Prior to the start of the academic year, the Head of the Department provides the teachers with their timetables: in July I was given mine for 2018-19. I know what classes I will be teaching next year, what subjects I will be teaching in every class and the number of lessons available to teach the topics, assess the pupils’ progress and deliver revision sessions.
A typical school day would start with a staff meeting around 8.20 am to address any teaching or organisational related issue. The first encounter with the students takes place immediately after, in form-time: a 15 minutes session dedicated to pastoral care. At 9.00 am the teaching periods (one hour long) start. The first two teaching periods are followed by a short break; then the next two teaching periods are followed by a longer lunch break; finally, a last teaching period closes the teaching day. Teachers may then stay in school longer, planning the lessons for the following days and marking pupils’ tests and books, or they may choose to do this work at home in their own time.

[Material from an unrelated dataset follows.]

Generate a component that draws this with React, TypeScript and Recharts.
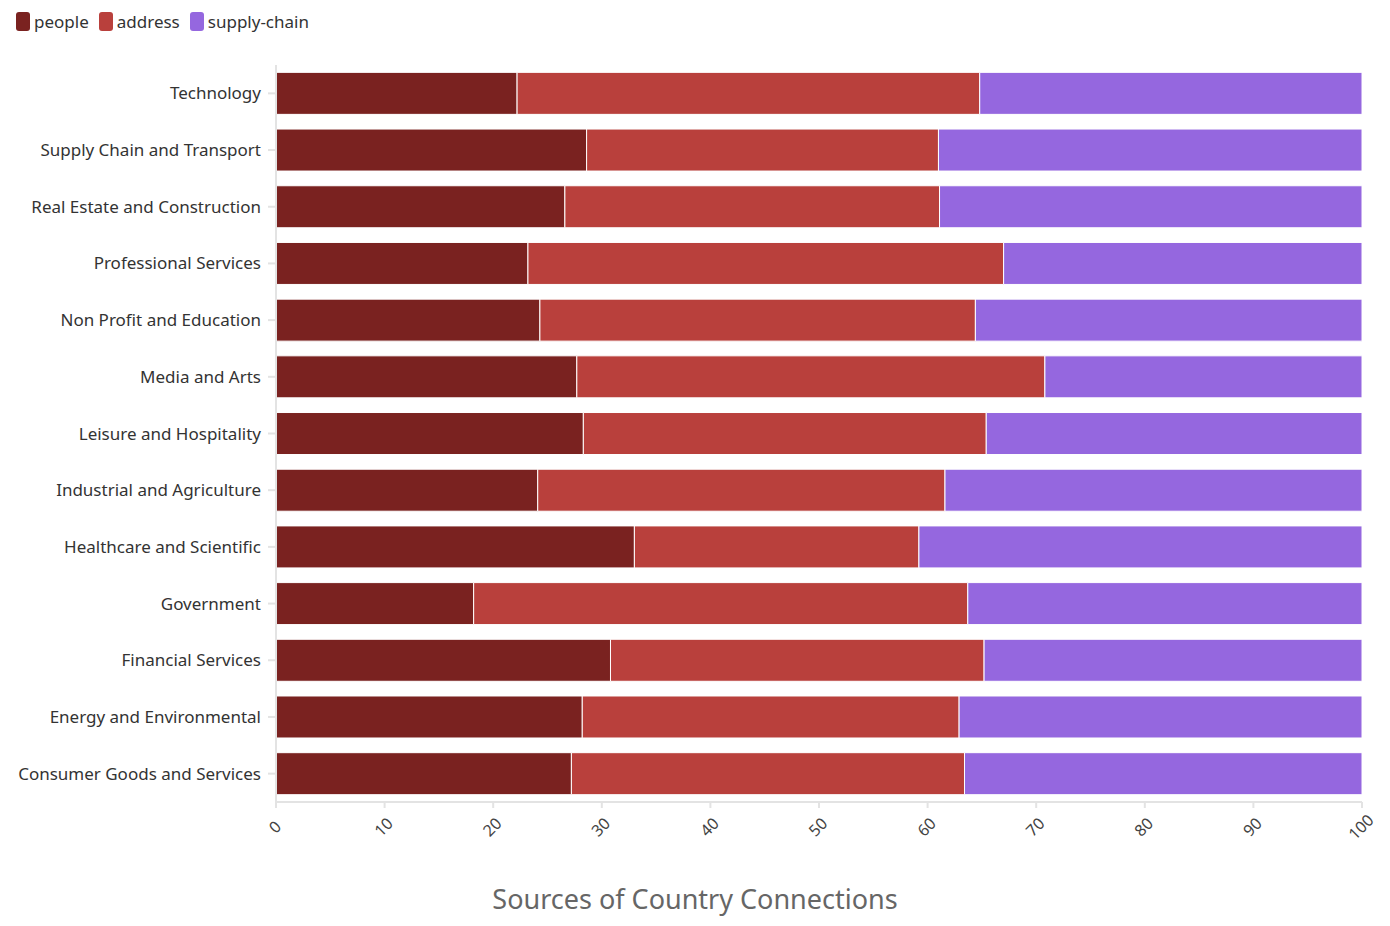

What I like the most about working in school is that no one day is like another: the classroom dynamics are constantly changing and the strive to promote motivation and participation never gets boring. Getting to know your students, discover and try to develop their talents is a very fascinating challenge. The lessons planning is probably the most time consuming task, especially in the early years in the job, but it is also an opportunity to design interesting and stimulating content to spark the pupils’ enthusiasm for the subject.
For any PhD student thinking of a career outside the academia, I would definitely recommend teaching if, along with a passion for your subject, you have a genuine interest in people and enjoy the company of young minds. The teaching role is complex, as the human factor is always variable and unpredictable. But this also makes your working days different and interesting. A PhD is not a requirement for teaching, as a Bachelor degree is sufficient to enrol on an ITT course. However, many schools find it desirable.
In order to get a feel for school life, I would strongly recommend spending a couple of weeks shadowing a teacher in a local school: this is both a required experience for the ITT application process and a great way to get to know your own feelings when immersed in a classroom setting.
Where can researchers look for jobs like yours?
- The best website to look for teaching job is Times Educational Supplement(TES).
- A good recruiting agency in education is Hays.
What professional/accrediting bodies, or qualifications are relevant to where you work?
A Qualified Teacher Status (QTS) is necessary for employment in maintained schools and non-maintained special schools in England. The QTS is granted by the Department for Education, after successfully completing an Initial Teacher Training (ITT).
For more info, check the Department for Education website.
A Bachelor Degree in a relevant subject is the minimum requirement to enrol on an ITT.
ITT courses can be provided by Universities (PGCE), schools (SCITT) or charities (Teach First). In same cases, it may be possible to start teaching without a QTS, as an unqualified teacher (on a lower salary scale). Your school may then act as a sponsor to help you gain a QTS while working.